### Problem requirements
Exclude the pictures, then copy word for word the lines running from the beginning of the records through the line with "x = list(range(n))".

### Records for processing
_ _ _ _ _ _ _
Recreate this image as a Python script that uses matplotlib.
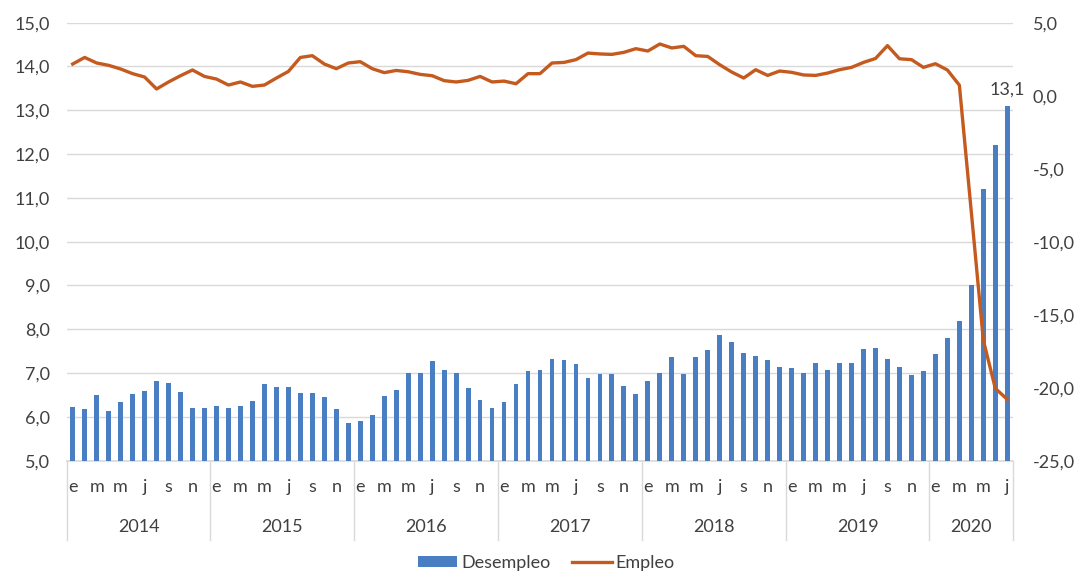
import matplotlib
matplotlib.use("Agg")
import matplotlib.pyplot as plt
from matplotlib.ticker import FixedLocator, FuncFormatter
from matplotlib.patches import Patch
from matplotlib.lines import Line2D
import matplotlib.transforms as mtransforms

# ---------------- data ----------------
years = ["2014", "2015", "2016", "2017", "2018", "2019", "2020"]
months_per_year = [12, 12, 12, 12, 12, 12, 7]
month_letters = ["e", "f", "m", "a", "m", "j", "j", "a", "s", "o", "n", "d"]

desempleo = [
    6.23, 6.18, 6.49, 6.14, 6.34, 6.53, 6.59, 6.83, 6.77, 6.56, 6.21, 6.21,
    6.24, 6.21, 6.24, 6.37, 6.74, 6.68, 6.68, 6.55, 6.55, 6.46, 6.18, 5.87,
    5.91, 6.04, 6.48, 6.61, 7.01, 7.01, 7.27, 7.08, 7.01, 6.67, 6.38, 6.20,
    6.35, 6.76, 7.05, 7.08, 7.33, 7.30, 7.21, 6.88, 6.99, 6.99, 6.70, 6.52,
    6.82, 7.01, 7.36, 6.98, 7.36, 7.52, 7.87, 7.71, 7.46, 7.39, 7.30, 7.14,
    7.11, 7.01, 7.23, 7.08, 7.23, 7.23, 7.55, 7.58, 7.33, 7.14, 6.95, 7.05,
    7.43, 7.80, 8.20, 9.00, 11.20, 12.20, 13.10,
]

empleo = [
    2.17, 2.62, 2.24, 2.08, 1.83, 1.51, 1.28, 0.46, 0.94, 1.37, 1.76, 1.32,
    1.14, 0.73, 0.94, 0.64, 0.73, 1.21, 1.66, 2.62, 2.74, 2.17, 1.85, 2.24,
    2.33, 1.85, 1.58, 1.73, 1.64, 1.46, 1.37, 1.03, 0.94, 1.05, 1.32, 0.94,
    1.00, 0.82, 1.51, 1.51, 2.24, 2.28, 2.47, 2.92, 2.86, 2.83, 2.97, 3.22,
    3.06, 3.54, 3.27, 3.38, 2.74, 2.69, 2.12, 1.62, 1.21, 1.78, 1.39, 1.69,
    1.60, 1.42, 1.39, 1.55, 1.78, 1.94, 2.28, 2.55, 3.43, 2.53, 2.47, 1.94,
    2.19, 1.76, 0.72, -8.00, -16.75, -20.05, -20.80,
]

left_ticks = [5, 6, 7, 8, 9, 10, 11, 12, 13, 14, 15]
right_ticks = [-25, -20, -15, -10, -5, 0, 5]
last_label = "13,1"

# ---------------- style ----------------
FONT = "Lato"
TXT = "#404040"
BAR_C = "#4A7EC2"
LINE_C = "#C55A1E"
GRID_C = "#D9D9D9"
FS = 13

plt.rcParams["font.family"] = [FONT, "DejaVu Sans"]

fig = plt.figure(figsize=(10.81, 5.73), dpi=100)
ax = fig.add_axes([66.7 / 1081, 1 - 460.7 / 573, (1013.3 - 66.7) / 1081, (460.7 - 22.7) / 573])
ax2 = ax.twinx()

n = len(desempleo)
x = list(range(n))

ax.bar(x, desempleo, width=0.4, color=BAR_C, zorder=2, label="Desempleo")
ax.set_ylim(5, 15)
ax.set_xlim(-0.5, n - 0.5)
ax.yaxis.set_major_locator(FixedLocator(left_ticks))
ax.yaxis.set_major_formatter(FuncFormatter(lambda v, p: f"{v:.1f}".replace(".", ",")))
ax.grid(axis="y", color=GRID_C, linewidth=1.0, zorder=0)
ax.set_axisbelow(True)

ax2.plot(x, empleo, color=LINE_C, linewidth=2.4, zorder=3, solid_joinstyle="round")
ax2.set_ylim(-25, 5)
ax2.yaxis.set_major_locator(FixedLocator(right_ticks))
ax2.yaxis.set_major_formatter(FuncFormatter(lambda v, p: f"{v:.1f}".replace(".", ",").replace("\u2212", "-")))

for a in (ax, ax2):
    for s in ("top", "left", "right"):
        a.spines[s].set_visible(False)
    a.spines["bottom"].set_visible(False)
    a.tick_params(axis="y", length=0, labelsize=FS, labelcolor=TXT)

ax.tick_params(axis="y", pad=12)
ax2.tick_params(axis="y", pad=14)
ax.set_xticks([])
ax2.set_xticks([])

# bottom axis line
ax.axhline(5, color=GRID_C, linewidth=1.2, zorder=1, clip_on=False)

# category axis: month letters & year labels
trans = mtransforms.blended_transform_factory(ax.transData, ax.transAxes)
start = 0
for yr, cnt in zip(years, months_per_year):
    for m in range(0, cnt, 2):
        ax.text(start + m, -0.06, month_letters[m], transform=trans,
                ha="center", va="center", fontsize=FS, color=TXT)
    ax.text(start + (cnt - 1) / 2, -0.152, yr, transform=trans,
            ha="center", va="center", fontsize=FS, color=TXT)
    ax.plot([start - 0.5, start - 0.5], [0, -0.18], transform=trans,
            color=GRID_C, linewidth=1.0, clip_on=False)
    start += cnt
ax.plot([start - 0.5, start - 0.5], [0, -0.18], transform=trans,
        color=GRID_C, linewidth=1.0, clip_on=False)

# label on last bar
ax.annotate(last_label, xy=(n - 1, desempleo[-1]), xytext=(0, 6),
            textcoords="offset points", ha="center", va="bottom",
            fontsize=FS, color=TXT)

# legend
handles = [Patch(facecolor=BAR_C, edgecolor="none"),
           Line2D([0], [0], color=LINE_C, linewidth=2.4)]
fig.legend(handles, ["Desempleo", "Empleo"], loc="center",
           bbox_to_anchor=(0.505, 1 - 563 / 573), ncol=2, frameon=False,
           fontsize=FS, labelcolor=TXT, handlelength=2.2, handleheight=0.6,
           handletextpad=0.2, columnspacing=1.2)

fig.savefig("out.png", dpi=100)
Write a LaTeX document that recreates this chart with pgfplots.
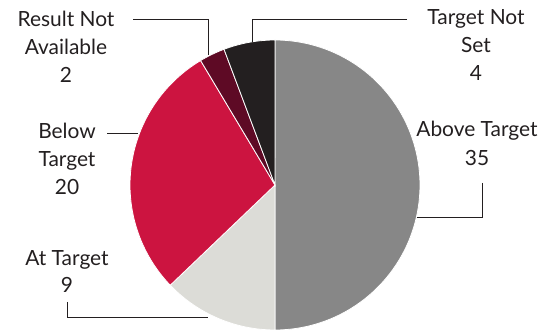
_ _ _ _ _ _ _
### Answer
Recreate this image as a Python script that uses matplotlib.
import matplotlib
matplotlib.use("Agg")
import matplotlib.pyplot as plt
from matplotlib.ticker import FixedLocator, FuncFormatter
from matplotlib.patches import Patch
from matplotlib.lines import Line2D
import matplotlib.transforms as mtransforms

# ---------------- data ----------------
years = ["2014", "2015", "2016", "2017", "2018", "2019", "2020"]
months_per_year = [12, 12, 12, 12, 12, 12, 7]
month_letters = ["e", "f", "m", "a", "m", "j", "j", "a", "s", "o", "n", "d"]

desempleo = [
    6.23, 6.18, 6.49, 6.14, 6.34, 6.53, 6.59, 6.83, 6.77, 6.56, 6.21, 6.21,
    6.24, 6.21, 6.24, 6.37, 6.74, 6.68, 6.68, 6.55, 6.55, 6.46, 6.18, 5.87,
    5.91, 6.04, 6.48, 6.61, 7.01, 7.01, 7.27, 7.08, 7.01, 6.67, 6.38, 6.20,
    6.35, 6.76, 7.05, 7.08, 7.33, 7.30, 7.21, 6.88, 6.99, 6.99, 6.70, 6.52,
    6.82, 7.01, 7.36, 6.98, 7.36, 7.52, 7.87, 7.71, 7.46, 7.39, 7.30, 7.14,
    7.11, 7.01, 7.23, 7.08, 7.23, 7.23, 7.55, 7.58, 7.33, 7.14, 6.95, 7.05,
    7.43, 7.80, 8.20, 9.00, 11.20, 12.20, 13.10,
]

empleo = [
    2.17, 2.62, 2.24, 2.08, 1.83, 1.51, 1.28, 0.46, 0.94, 1.37, 1.76, 1.32,
    1.14, 0.73, 0.94, 0.64, 0.73, 1.21, 1.66, 2.62, 2.74, 2.17, 1.85, 2.24,
    2.33, 1.85, 1.58, 1.73, 1.64, 1.46, 1.37, 1.03, 0.94, 1.05, 1.32, 0.94,
    1.00, 0.82, 1.51, 1.51, 2.24, 2.28, 2.47, 2.92, 2.86, 2.83, 2.97, 3.22,
    3.06, 3.54, 3.27, 3.38, 2.74, 2.69, 2.12, 1.62, 1.21, 1.78, 1.39, 1.69,
    1.60, 1.42, 1.39, 1.55, 1.78, 1.94, 2.28, 2.55, 3.43, 2.53, 2.47, 1.94,
    2.19, 1.76, 0.72, -8.00, -16.75, -20.05, -20.80,
]

left_ticks = [5, 6, 7, 8, 9, 10, 11, 12, 13, 14, 15]
right_ticks = [-25, -20, -15, -10, -5, 0, 5]
last_label = "13,1"

# ---------------- style ----------------
FONT = "Lato"
TXT = "#404040"
BAR_C = "#4A7EC2"
LINE_C = "#C55A1E"
GRID_C = "#D9D9D9"
FS = 13

plt.rcParams["font.family"] = [FONT, "DejaVu Sans"]

fig = plt.figure(figsize=(10.81, 5.73), dpi=100)
ax = fig.add_axes([66.7 / 1081, 1 - 460.7 / 573, (1013.3 - 66.7) / 1081, (460.7 - 22.7) / 573])
ax2 = ax.twinx()

n = len(desempleo)
x = list(range(n))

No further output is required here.